At the same time, economists caution against overstating the immediate risk. The U.S. Treasury debt market remains the deepest and most liquid in the world, and its safety is a key reason investors — public and private — continue to hold it. The United States also runs a flexible monetary system capable of adjusting to shifts in foreign demand. (Ngân Hàng Dự Trữ Liên Bang)
A Multipolar Financial World

Beyond China’s actions, many central banks are recalibrating how they allocate reserves. Gold purchases by central banks reached multi-decade highs, demonstrating a desire for assets that cannot be frozen or controlled through geopolitical leverage. (EBC Financial Group)

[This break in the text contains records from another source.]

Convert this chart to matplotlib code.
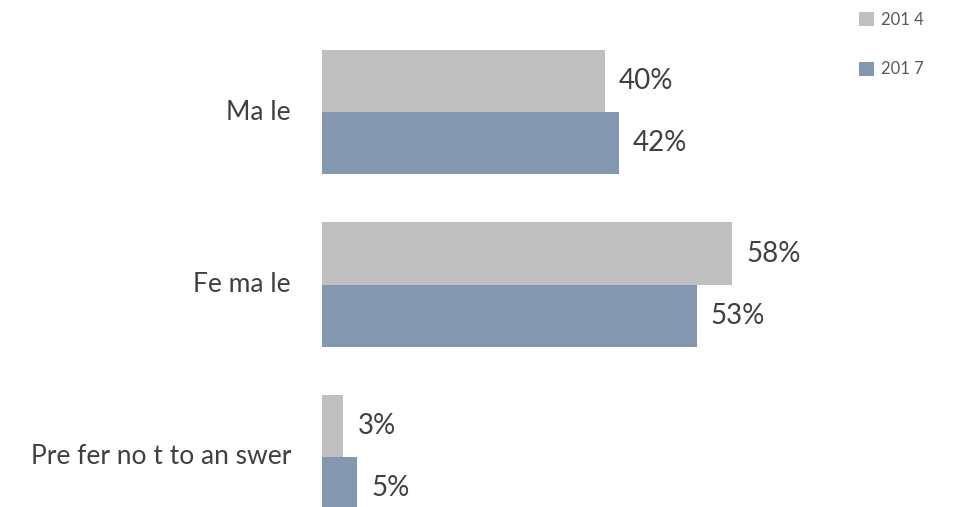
import matplotlib.pyplot as plt
import numpy as np

categories = ["Ma le", "Fe ma le", "Pre fer no t to an swer"]
years = ["201 4", "201 7"]
values_2014 = [40, 58, 3]
values_2017 = [42, 53, 5]

colors = ["#BFBFBF", "#8497B0"]
text_color = "#404040"

plt.rcParams["font.family"] = ["Lato", "DejaVu Sans"]

fig = plt.figure(figsize=(9.64, 5.07), dpi=100)
ax = fig.add_axes([322 / 964, 0, 1 - 322 / 964, 1])

y = np.arange(len(categories))
h = 0.36
bars_a = ax.barh(y - h / 2, values_2014, height=h, color=colors[0], label=years[0])
bars_b = ax.barh(y + h / 2, values_2017, height=h, color=colors[1], label=years[1])

ax.set_xlim(0, 90.8)
ax.set_ylim(2.29, -0.65)
ax.axis("off")

# value labels just past each bar end
for bars, vals in [(bars_a, values_2014), (bars_b, values_2017)]:
    for b, v in zip(bars, vals):
        ax.text(v + 2.0, b.get_y() + b.get_height() / 2, f"{v}%",
                va="center", ha="left", fontsize=20, color=text_color)

# category labels to the left of the bars
for yi, cat in zip(y, categories):
    ax.text(-4.4, yi, cat, ha="right", va="center", fontsize=19,
            color=text_color, clip_on=False)

fig.legend(loc="upper left", bbox_to_anchor=(844 / 964, 1 + 3 / 507),
           frameon=False, fontsize=12, handlelength=0.9, handleheight=0.9,
           handletextpad=0.4, labelspacing=2.0, labelcolor="#595959")

fig.savefig("out.png", dpi=100)
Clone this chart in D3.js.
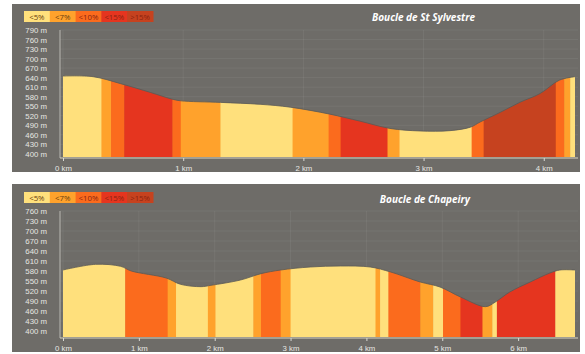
<!DOCTYPE html>
<html>
<head>
<meta charset="utf-8">
<script src="https://cdn.jsdelivr.net/npm/d3@7"></script>
<style>
  body { margin: 0; background: #fff; }
  svg { display: block; font-family: 'Open Sans', sans-serif; }
</style>
</head>
<body>
<script>
/* global d3 */

const gradeLabels = ['<5%', '<7%', '<10%', '<15%', '>15%'];
const gradeColors = ['#ffe07c', '#ffa22c', '#fb6b1d', '#e5351f', '#c6421f'];

// Boucle de St Sylvestre
const sylvKm = [0, 0.25, 0.48, 0.73, 0.90, 0.98, 1.31, 1.64, 1.89, 2.22, 2.47, 2.72, 2.97, 3.22, 3.39, 3.47, 3.64, 3.80, 3.97, 4.13, 4.26];
const sylvElev = [645, 643, 621, 593, 573, 567, 562, 556, 547, 525, 503, 480, 472, 473, 484, 500, 531, 562, 590, 632, 643];
const sylvBreaks = [0, 0.32, 0.40, 0.51, 0.91, 0.98, 1.31, 1.91, 2.21, 2.31, 2.70, 2.80, 3.40, 3.50, 4.10, 4.17, 4.22, 4.26];
const sylvGrades = [0, 1, 2, 3, 2, 1, 0, 1, 2, 3, 1, 0, 2, 4, 2, 1, 0];
const sylvYTicks = [400, 430, 460, 490, 520, 550, 580, 610, 640, 670, 700, 730, 760, 790];
const sylvXTicks = [0, 1, 2, 3, 4];

// Boucle de Chapeiry
const chapKm = [0, 0.43, 0.76, 0.90, 1.36, 1.55, 1.82, 1.95, 2.34, 2.61, 2.87, 3.26, 3.66, 4.05, 4.32, 4.71, 4.97, 5.24, 5.57, 5.70, 5.89, 6.16, 6.42, 6.55, 6.75];
const chapElev = [583, 600, 594, 580, 559, 540, 533, 537, 553, 572, 583, 592, 595, 592, 577, 547, 532, 502, 473, 487, 517, 547, 574, 583, 583];
const chapBreaks = [0, 0.82, 1.38, 1.49, 1.91, 2.01, 2.51, 2.61, 2.87, 3.00, 4.12, 4.18, 4.29, 4.71, 4.88, 5.01, 5.24, 5.53, 5.66, 5.72, 6.49, 6.75];
const chapGrades = [0, 2, 1, 0, 1, 0, 1, 2, 1, 0, 1, 0, 2, 1, 0, 2, 3, 1, 0, 3, 0];
const chapYTicks = [400, 430, 460, 490, 520, 550, 580, 610, 640, 670, 700, 730, 760];
const chapXTicks = [0, 1, 2, 3, 4, 5, 6];

const width = 585;
const height = 354;

const panels = [
  {
    id: 'sylv', title: 'Boucle de St Sylvestre',
    km: sylvKm, elev: sylvElev, breaks: sylvBreaks, grades: sylvGrades,
    yTicks: sylvYTicks, xTicks: sylvXTicks,
    top: 4, bottom: 172, yDomain: [390, 790], yRange: [157, 30], titleX: 475, titleY: 21, legendY: 11,
  },
  {
    id: 'chap', title: 'Boucle de Chapeiry',
    km: chapKm, elev: chapElev, breaks: chapBreaks, grades: chapGrades,
    yTicks: chapYTicks, xTicks: chapXTicks,
    top: 184, bottom: 352, yDomain: [382, 760], yRange: [337, 211], titleX: 470, titleY: 203, legendY: 192,
  },
];

const svg = d3.select('body').append('svg')
  .attr('width', width)
  .attr('height', height);

panels.forEach((p) => {
  const g = svg.append('g');

  g.append('rect')
    .attr('x', 12)
    .attr('y', p.top)
    .attr('width', 568)
    .attr('height', p.bottom - p.top)
    .attr('fill', '#6e6c68');

  const x = d3.scaleLinear()
    .domain([0, d3.max(p.km)])
    .range([63, 575]);

  const y = d3.scaleLinear()
    .domain(p.yDomain)
    .range(p.yRange);

  const points = p.km.map((k, i) => [k, p.elev[i]]);

  // faint grid
  g.selectAll('.hgrid')
    .data(p.yTicks)
    .enter().append('line')
      .attr('x1', 60)
      .attr('x2', 578)
      .attr('y1', d => y(d))
      .attr('y2', d => y(d))
      .attr('stroke', '#ffffff')
      .attr('stroke-opacity', 0.06);

  g.selectAll('.vgrid')
    .data(p.xTicks)
    .enter().append('line')
      .attr('x1', d => x(d))
      .attr('x2', d => x(d))
      .attr('y1', y.range()[1])
      .attr('y2', y.range()[0])
      .attr('stroke', '#ffffff')
      .attr('stroke-opacity', 0.06);

  const curve = d3.curveCatmullRom.alpha(0.5);

  const area = d3.area()
    .x(d => x(d[0]))
    .y0(y.range()[0])
    .y1(d => y(d[1]))
    .curve(curve);

  g.append('clipPath')
    .attr('id', `clip-${p.id}`)
    .append('path')
      .attr('d', area(points));

  const bands = p.grades.map((gr, i) => ({ from: p.breaks[i], to: p.breaks[i + 1], grade: gr }));

  g.append('g')
    .attr('clip-path', `url(#clip-${p.id})`)
    .selectAll('rect')
    .data(bands)
    .enter().append('rect')
      .attr('x', d => x(d.from))
      .attr('width', d => x(d.to) - x(d.from) + 0.5)
      .attr('y', y.range()[1] - 10)
      .attr('height', y.range()[0] - y.range()[1] + 10)
      .attr('fill', d => gradeColors[d.grade]);

  g.append('path')
    .attr('d', d3.line().x(d => x(d[0])).y(d => y(d[1])).curve(curve)(points))
    .attr('fill', 'none')
    .attr('stroke', '#5a5955')
    .attr('stroke-width', 0.8);

  // y axis
  const yAxis = g.append('g')
    .attr('transform', 'translate(60,0)')
    .call(d3.axisLeft(y).tickValues(p.yTicks).tickSize(0).tickPadding(13).tickFormat(d => `${d} m`));
  yAxis.select('.domain')
    .attr('stroke', '#b9b8b2')
    .attr('d', `M0,${y.range()[1]}V${y.range()[0] + 1}`);
  yAxis.selectAll('text')
    .attr('fill', '#e6e6e2')
    .attr('font-size', 7.8);

  // x axis
  const xAxis = g.append('g')
    .attr('transform', `translate(0,${y.range()[0] + 1})`)
    .call(d3.axisBottom(x).tickValues(p.xTicks).tickSize(3).tickPadding(4).tickFormat(d => `${d} km`));
  xAxis.select('.domain')
    .attr('stroke', '#d8d4c0')
    .attr('d', 'M60,0H578');
  xAxis.selectAll('line')
    .attr('stroke', '#d8d8d4');
  xAxis.selectAll('text')
    .attr('fill', '#e6e6e2')
    .attr('font-size', 7.8);

  // legend
  const lx = d3.scaleBand()
    .domain(gradeLabels)
    .range([24, 153]);

  const legend = g.append('g');
  legend.selectAll('rect')
    .data(gradeLabels)
    .enter().append('rect')
      .attr('x', d => lx(d))
      .attr('y', p.legendY)
      .attr('width', lx.bandwidth() + 0.5)
      .attr('height', 11)
      .attr('fill', (d, i) => gradeColors[i]);
  legend.selectAll('text')
    .data(gradeLabels)
    .enter().append('text')
      .attr('x', d => lx(d) + lx.bandwidth() / 2)
      .attr('y', p.legendY + 8.5)
      .attr('text-anchor', 'middle')
      .attr('font-size', 7.8)
      .attr('fill', (d, i) => (i < 2 ? '#6b4010' : '#8a2410'))
      .text(d => d);

  g.append('text')
    .attr('x', p.titleX)
    .attr('y', p.titleY)
    .attr('text-anchor', 'end')
    .attr('font-size', 10)
    .attr('font-weight', 'bold')
    .attr('font-style', 'italic')
    .attr('fill', '#ffffff')
    .text(p.title);
});
</script>
</body>
</html>
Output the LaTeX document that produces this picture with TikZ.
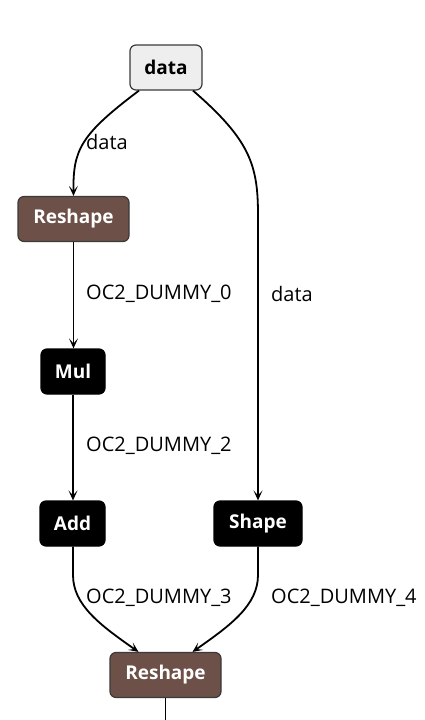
\documentclass[tikz,border=0pt]{standalone}
\usepackage{fontspec}
\setmainfont{Open Sans}
\usetikzlibrary{arrows.meta}
\definecolor{brownfill}{HTML}{6D5047}
\definecolor{grayfill}{HTML}{EEEEEE}
\definecolor{edgegray}{HTML}{3A3A3A}
\tikzset{
  opbox/.style={rectangle, rounded corners=6pt, minimum height=45pt, inner xsep=12pt, font=\fontsize{19}{22}\selectfont\bfseries, line width=1.2pt},
  inbox/.style={opbox, fill=grayfill, draw=edgegray, text=black},
  brownbox/.style={opbox, fill=brownfill, draw=edgegray, text=white},
  blackbox/.style={opbox, fill=black, draw=black, text=white},
  conn/.style={draw=black, line width=1.8pt, -{Stealth[length=10pt,width=9pt,inset=5pt]}},
  elabel/.style={anchor=west, inner sep=0pt, font=\fontsize{20}{23}\selectfont}
}
\begin{document}
\begin{tikzpicture}[x=1pt,y=-1pt]
\useasboundingbox (0,0) rectangle (424,720);
\node[inbox, minimum width=72pt] (data) at (166,67.5) {data};
\node[brownbox, minimum width=111pt] (resh1) at (73.5,219) {Reshape};
\node[blackbox, minimum width=64pt] (mul) at (73,371.5) {Mul};
\node[blackbox, minimum width=65pt] (add) at (72.5,523.5) {Add};
\node[blackbox, minimum width=88pt] (shape) at (258,523.5) {Shape};
\node[brownbox, minimum width=111pt] (resh2) at (165.5,675) {Reshape};
\coordinate (bottom) at (165.5,720);

\draw[conn] ([xshift=-27pt]data.south) .. controls (80,135) and (73,150) .. (resh1.north);
\draw[conn] ([xshift=27pt]data.south) .. controls (250,140) and (258,165) .. (258,215) -- (shape.north);
\draw[conn] (resh1.south) -- (mul.north -| resh1.south);
\draw[conn] (mul.south) -- (add.north -| mul.south);
\draw[conn] (add.south -| mul.south) -- (73,575) .. controls (73,605) and (100,625) .. ([xshift=-27pt]resh2.north);
\draw[conn] (shape.south) -- (258,575) .. controls (258,605) and (231,625) .. ([xshift=27pt]resh2.north);
\draw[line width=1.8pt] (resh2.south) -- (bottom);

\node[elabel] (l1) at (86,142) {data};
\node[elabel] (l2) at (271,294) {data};
\node[elabel] (l3) at (86,294) {OC2\_DUMMY\_0};
\node[elabel] (l4) at (86,446) {OC2\_DUMMY\_2};
\node[elabel] (l5) at (86,598) {OC2\_DUMMY\_3};
\node[elabel] (l6) at (271,598) {OC2\_DUMMY\_4};
\end{tikzpicture}
\end{document}
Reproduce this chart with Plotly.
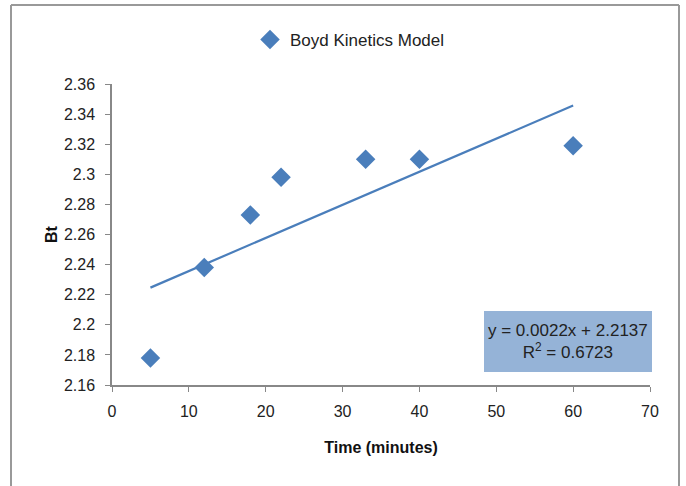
import plotly.graph_objects as go

# Data
time_min = [5, 12, 18, 22, 33, 40, 60]
bt_values = [2.178, 2.238, 2.273, 2.298, 2.310, 2.310, 2.319]
series_name = "Boyd Kinetics Model"
fit_slope = 0.0022
fit_intercept = 2.2137
fit_r2 = 0.6723
fit_x = [min(time_min), max(time_min)]
fit_y = [fit_slope * x + fit_intercept for x in fit_x]
x_ticks = [0, 10, 20, 30, 40, 50, 60, 70]
y_ticks = [2.16, 2.18, 2.2, 2.22, 2.24, 2.26, 2.28, 2.3, 2.32, 2.34, 2.36]
y_tick_labels = ["2.16", "2.18", "2.2", "2.22", "2.24", "2.26", "2.28", "2.3", "2.32", "2.34", "2.36"]

BLUE = "#4A7EBB"
FONT = "Liberation Sans, Arial, sans-serif"

W, H = 686, 486
L, R, T, B = 112, 36, 84, 101
pw, ph = W - L - R, H - T - B

def px(xp):
    return (xp - L) / pw

def py(yp):
    return (H - B - yp) / ph

fig = go.Figure()
fig.add_trace(go.Scatter(
    x=fit_x, y=fit_y, mode="lines",
    line=dict(color=BLUE, width=2.2), showlegend=False, hoverinfo="skip"))
fig.add_trace(go.Scatter(
    x=time_min, y=bt_values, mode="markers", name=series_name,
    marker=dict(symbol="diamond", size=15, color=BLUE, line=dict(width=0))))

fig.update_layout(
    width=W, height=H,
    margin=dict(l=L, r=R, t=T, b=B),
    paper_bgcolor="white", plot_bgcolor="white",
    font=dict(family=FONT, size=16, color="#222222"),
    showlegend=True,
    legend=dict(orientation="h", x=px(350), xanchor="center", y=py(40), yanchor="middle",
                font=dict(family=FONT, size=17, color="#222222"), itemwidth=30,
                bgcolor="rgba(0,0,0,0)"),
    xaxis=dict(range=[0, 70], tickvals=x_ticks, showgrid=False, zeroline=False,
               showline=True, linecolor="#888888", linewidth=1.5,
               ticks="outside", ticklen=5, tickcolor="#888888", ticklabelstandoff=6,
               tickfont=dict(family=FONT, size=16, color="#222222"),
               title=dict(text="<b>Time (minutes)</b>", font=dict(family=FONT, size=16, color="#111111"),
                          standoff=23)),
    yaxis=dict(range=[2.16, 2.36], tickvals=y_ticks, ticktext=y_tick_labels, showgrid=False,
               zeroline=False, showline=True, linecolor="#888888", linewidth=1.5,
               ticks="outside", ticklen=5, tickcolor="#888888", ticklabelstandoff=7,
               tickfont=dict(family=FONT, size=16, color="#222222"),
               title=dict(text="<b>Bt</b>", font=dict(family=FONT, size=16, color="#111111"),
                          standoff=2)),
)

# outer frame (three visible sides)
for (xa, ya, xb, yb) in [(11, 5, 679, 5), (11, 5, 11, 486), (679, 5, 679, 486)]:
    fig.add_shape(type="line", xref="paper", yref="paper",
                  x0=px(xa), y0=py(ya), x1=px(xb), y1=py(yb),
                  line=dict(color="#999999", width=2))

# equation box
fig.add_shape(type="rect", xref="paper", yref="paper",
              x0=px(484), x1=px(652), y0=py(372), y1=py(311),
              line=dict(width=0), fillcolor="#95B3D7", layer="below")
fig.add_annotation(xref="paper", yref="paper", x=px(568), y=py(341.5),
                   xanchor="center", yanchor="middle",
                   text=f"y = {fit_slope}x + {fit_intercept}<br>R<sup>2</sup> = {fit_r2}",
                   showarrow=False, align="center",
                   font=dict(family=FONT, size=17, color="#222222"))

fig.write_html("out.html")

Groups such as the BRICS nations — Brazil, Russia, India, China and South Africa — are discussing alternative settlement mechanisms and shared financial infrastructure, although no unified currency has emerged that could seriously challenge the dollar in the near term. (Investing News Network (INN))
The result is not an abrupt collapse of the dollar’s role but a slow evolution toward multipolarity in global finance: a system where multiple currencies and payment networks coexist, each with strategic and regional importance.
What Comes Next?
Analysts stress three points.
First, China’s reduced Treasury holdings reflect a deliberate, long-term reserve strategy rather than a dramatic repudiation of U.S. debt. The scale — nearly half a trillion dollars less than a decade ago — is significant in historical context but still far from a financial shock to global markets. (IDN Financials)
Second, the dollar’s preeminence is resilient, rooted in market liquidity, institutional credibility and network effects that are hard to replicate quickly. (Goldman Sachs Asset Management)
Third, structural change in global finance is a marathon, not a sprint. The trend toward diversification and multipolarity is real, but a world in which another single currency supplants the dollar appears distant.
For now, the dollar remains the anchor of the global financial system — even as its dominance is quietly being recalibrated.